Francis Lederer, who some of my readers may remember from such films as the original G. W. Pabst version of Wedekind’s Lulu plays, Pandora’s Box, is absolutely fascinating to watch as the manipulative Count Dracula. He is, according to the government cell trying to locate him and his kind, looking to set up shop stateside and spawn a new following in the US... I’m wondering now as I’m typing this if Dracula in this movie actually represents communism in the context of when this movie was made. The point is... Lederer is absolutely hypnotic in the role of Dracula and it’s a shame that this movie didn’t spawn a series of progressively inventive sequels like the Hammer version which came out not long after this one in the same year and which helped put Christopher Lee on movie goers maps.

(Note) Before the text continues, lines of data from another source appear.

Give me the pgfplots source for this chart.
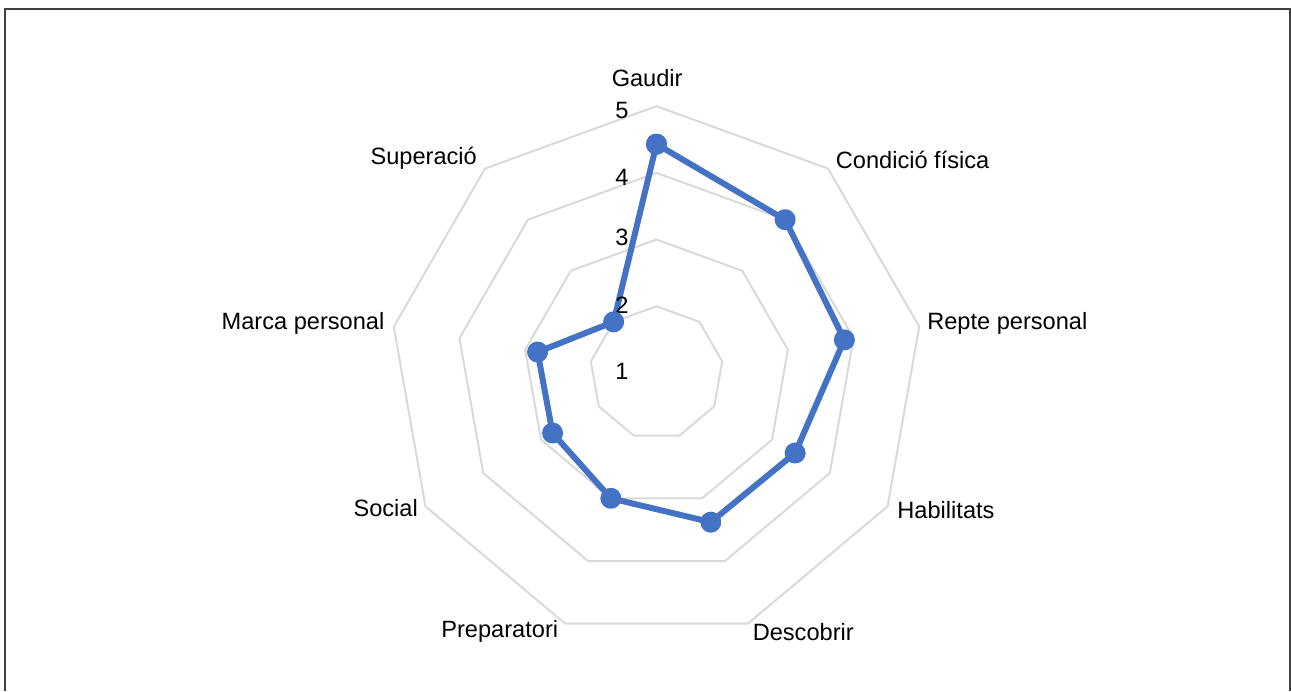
\documentclass[border=0pt]{standalone}
\usepackage{pgfplots}
\pgfplotsset{compat=1.18}
\usepackage{pgfplotstable}
\usepackage{fontspec}
\setmainfont{Liberation Sans}
\definecolor{serieblue}{HTML}{4472C4}
\definecolor{gridgray}{HTML}{D9D9D9}
\definecolor{framegray}{HTML}{404040}

% angle (deg, clockwise from top) and value on the 1-5 scale
\pgfplotstableread{
cat angle v
Gaudir 90 4.43
Condicio 50 4.00
Repte 10 3.86
Habilitats -30 3.40
Descobrir -70 3.38
Preparatori -110 3.00
Social -150 2.80
Marca -190 2.81
Superacio -230 2.00
Gaudir -270 4.43
}\datatable

\begin{document}
\begin{tikzpicture}
\begin{axis}[
    scale only axis,
    width=968.25pt, height=518.25pt,
    xmin=-9.843, xmax=9.513,
    ymin=-4.768, ymax=5.592,
    hide axis,
    clip=false,
    font=\fontsize{17.7}{21}\selectfont,
]
% keep the full canvas in the bounding box
\path (axis cs:-9.843,-4.768) rectangle (axis cs:9.513,5.592);
% frame
\draw[framegray, line width=1.1pt]
    (axis cs:-9.768,-4.768) -- (axis cs:-9.768,5.457)
    -- (axis cs:9.498,5.457) -- (axis cs:9.498,-4.768);

% nonagon grid, levels 2..5 (radius = level - 1)
\pgfplotsinvokeforeach{1,2,3,4}{
  \addplot[data cs=polar, gridgray, line width=1.5pt, no marks]
    coordinates {(90,#1) (50,#1) (10,#1) (-30,#1) (-70,#1)
                 (-110,#1) (-150,#1) (-190,#1) (-230,#1) (-270,#1)};
}

% series
\addplot[data cs=polar, serieblue, line width=4.5pt, line join=round,
    mark=*, mark size=5.6pt, mark options={draw=none, fill=serieblue}]
    table[x=angle, y expr=\thisrow{v}-1] {\datatable};

% scale labels
\node at (axis cs:-0.52,3.94) {5};
\node at (axis cs:-0.52,2.93) {4};
\node at (axis cs:-0.52,2.03) {3};
\node at (axis cs:-0.52,1.01) {2};
\node at (axis cs:-0.52,0.02) {1};

% category labels
\node at (axis cs:-0.14,4.42) {Gaudir};
\node at (axis cs:3.84,3.19) {Condició física};
\node at (axis cs:5.26,0.74) {Repte personal};
\node at (axis cs:4.34,-2.05) {Habilitats};
\node at (axis cs:2.20,-3.88) {Descobrir};
\node at (axis cs:-2.35,-3.88) {Preparatori};
\node at (axis cs:-4.06,-2.02) {Social};
\node at (axis cs:-5.30,0.74) {Marca personal};
\node at (axis cs:-3.49,3.22) {Superació};
\end{axis}
\end{tikzpicture}
\end{document}
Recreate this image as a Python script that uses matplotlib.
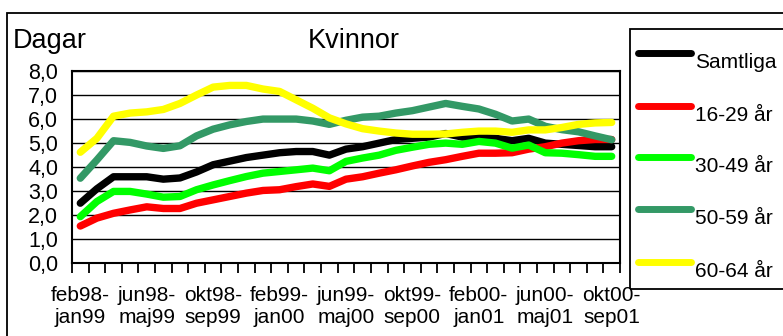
import numpy as np
import matplotlib
matplotlib.use("Agg")
import matplotlib.pyplot as plt
from matplotlib.patches import Rectangle
from matplotlib.lines import Line2D
from matplotlib.ticker import FuncFormatter, MultipleLocator

plt.rcParams['font.family'] = ['Liberation Sans', 'DejaVu Sans']

# rullande 12-månadersperioder, feb98-jan99 ... okt00-sep01
period_labels = ["feb98-\njan99", "jun98-\nmaj99", "okt98-\nsep99", "feb99-\njan00",
                 "jun99-\nmaj00", "okt99-\nsep00", "feb00-\njan01", "jun00-\nmaj01",
                 "okt00-\nsep01"]

samtliga = [2.5, 3.1, 3.6, 3.6, 3.6, 3.5, 3.55, 3.8, 4.1, 4.25, 4.4, 4.5, 4.6, 4.65, 4.65,
            4.5, 4.75, 4.85, 5.0, 5.15, 5.2, 5.25, 5.4, 5.25, 5.25, 5.2, 5.1, 5.2, 5.0,
            4.95, 4.9, 4.85, 4.85]
ar_16_29 = [1.55, 1.88, 2.08, 2.22, 2.35, 2.28, 2.28, 2.5, 2.64, 2.78, 2.92, 3.03, 3.06,
            3.19, 3.3, 3.2, 3.5, 3.6, 3.75, 3.89, 4.05, 4.2, 4.31, 4.45, 4.58, 4.58, 4.6,
            4.75, 4.85, 5.0, 5.1, 5.15, 5.15]
ar_30_49 = [1.94, 2.57, 2.99, 2.99, 2.88, 2.75, 2.78, 3.06, 3.26, 3.44, 3.61, 3.75, 3.82,
            3.89, 3.96, 3.85, 4.24, 4.38, 4.5, 4.7, 4.83, 4.95, 5.0, 4.95, 5.07, 5.0, 4.79,
            4.92, 4.6, 4.58, 4.52, 4.45, 4.45]
ar_50_59 = [3.54, 4.3, 5.1, 5.03, 4.88, 4.78, 4.89, 5.3, 5.58, 5.76, 5.9, 6.0, 6.0, 6.0,
            5.92, 5.78, 5.95, 6.08, 6.12, 6.25, 6.35, 6.5, 6.65, 6.53, 6.42, 6.2, 5.92, 6.0,
            5.7, 5.56, 5.47, 5.3, 5.14]
ar_60_64 = [4.62, 5.2, 6.12, 6.25, 6.3, 6.4, 6.65, 7.0, 7.33, 7.4, 7.4, 7.25, 7.15, 6.8,
            6.45, 6.05, 5.8, 5.6, 5.5, 5.42, 5.37, 5.37, 5.38, 5.45, 5.5, 5.5, 5.45, 5.55,
            5.55, 5.65, 5.78, 5.84, 5.86]

series_names = ["Samtliga", "16-29 år", "30-49 år", "50-59 år", "60-64 år"]
series_values = [samtliga, ar_16_29, ar_30_49, ar_50_59, ar_60_64]
colors = ["#000000", "#ff0000", "#00ff00", "#339966", "#ffff00"]

W, H = 783, 336
fig = plt.figure(figsize=(W / 100, H / 100), dpi=100)


def fx(px):
    return px / W


def fy(py):
    return 1 - py / H


# yttre ram och legendruta (går ut över bildkanten)
fig.patches.append(Rectangle((fx(7), -0.2), 1.5, fy(13) + 0.2, transform=fig.transFigure,
                             fill=False, ec="black", lw=1.3))
fig.patches.append(Rectangle((fx(630), fy(289)), 0.5, (289 - 29) / H, transform=fig.transFigure,
                             fill=False, ec="black", lw=1.3))

ax = fig.add_axes([fx(72), fy(263.3), fx(620) - fx(72), (263.3 - 71) / H])

n = len(samtliga)
x = np.arange(n)
for vals, c in zip(series_values, colors):
    ax.plot(x, vals, color=c, lw=5.3, solid_capstyle="round", solid_joinstyle="round", zorder=3)

ax.set_xlim(-0.5, n - 0.5)
ax.set_ylim(0, 8)
ax.yaxis.set_major_locator(MultipleLocator(1))
ax.yaxis.set_major_formatter(FuncFormatter(lambda v, p: f"{v:.1f}".replace(".", ",")))
ax.grid(axis="y", color="black", lw=1)
ax.set_axisbelow(True)
ax.tick_params(axis="y", length=0, pad=10, labelsize=15.5)

ax.set_xticks(x[::4])
ax.set_xticklabels(period_labels, fontsize=15, linespacing=1.25)
ax.set_xticks(np.arange(n + 1) - 0.5, minor=True)
ax.tick_params(axis="x", which="major", length=0, pad=16)
ax.tick_params(axis="x", which="minor", length=7, width=1.3, direction="out")
for s in ax.spines.values():
    s.set_linewidth(1.5)

fig.text(fx(13), fy(48), "Dagar", fontsize=19.5, va="baseline")
fig.text(fx(308), fy(48), "Kvinnor", fontsize=19.5, va="baseline")

# legend
legend_y = [53, 106, 157, 209, 262]
for name, c, ly in zip(series_names, colors, legend_y):
    fig.lines.append(Line2D([fx(638), fx(691)], [fy(ly), fy(ly)], transform=fig.transFigure,
                            color=c, lw=5, solid_capstyle="round"))
    fig.text(fx(695), fy(ly + 15), name, fontsize=15, va="baseline")

fig.savefig("out.png", dpi=100)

Talking of which... this is the reason why I suspect this film was mostly overlooked when it was initially released. Hammer’s Dracula (aka Horror of Dracula) was an all colour shocker and, while not particularly bloodier than a couple of sequences in this movie, caught the publics attention in much the same way that Hammer’s The Curse Of Frankenstein had the same year. And I suspect the goriness (which is relatively mild) in the Frankenstein movie, and the fact that Hammer had a similarly styled Dracula movie coming out in ‘58, may have somewhat influenced certain sequences in The Return Of Dracula.

To explain... now I suppose it could be a no-sex-in-the-USA censorship issue but whenever the title character moves in for a bit of neck nipping, the scene goes dark and transitions to another place... and I guess everyone is just supposed to know what is going on. Better hope the 1958 audience is sufficiently “up” on their vampire lore, I guess, because there are not even any neck bites on any of the victims after these sequences. I figured they were shying away from the gore... until I watched the last ten minutes of the film. During the end sequence, this particularly charismatic Dracula falls down a mineshaft and impales himself on a handy and convenient wooden stake. The black blood welling out his front is quite implicit... although why the geezah didn’t just transform himself into a bat on the fall down and flutter out of harm’s way is anyones guess.

But this is nothing in the gore stakes compared to a shot from a few minutes earlier which occurred in the original release prints of this movie and which has been restored (unheralded, so this scene took me completely by surprise) for the Midnite Movies DVD presentation. Dracula has made a blind girl his undead minion and our intrepid cell of international vampire hunting authoritarians (aka the Van Helsing substitute and his colleagues) are laying in wait for her to return to her coffin just before sunrise. She does so and our heroes drive a stake through her heart... for a few seconds we get a shot of blood spurting up from her wooden pierced chest and the film-makers have coloured the blood up to a bubbling bright red, which in contrast to the black and white of the surrounding area of the shot and the lack of any gore in the film leading up to this moment, gives the sequence a visceral impact much similar to seeing Hitchcock’s Spellbound with the extra frames of red at the end of the movie. It also lends a little "Lars Von Trier does Europa" atmosphere to the proceedings. I suspect these extra gory sequences were probably a direct response to Hammer’s initial impact on the state of horror films on an international audience.

The other big strength of this movie.... asides from the stark black and white photography and Francis Lederer’s brilliant portrayal of a vampire abroad... is Gerald Fried’s amazing and pounding, atmospheric score which also quotes the Dies Irae, something which would become a popular melody to quote within the genre and which most people would recognise these days as being woven into the opening title music of Stanley Kubrik’s The Shining. This score really helps give the whole thing an edge and Gerald Fried is another one of those talented composers who perhaps didn’t get the exposure and recognition he deserved.

Anyone who likes watching those old 30s and 40s Universal Horror movies is probably going to appreciate the pacing and atmosphere of this movie. And the curious mix of 50s suburb and chilling, gothic, smouldering dread is absolutely perfect. Don’t miss out on this one.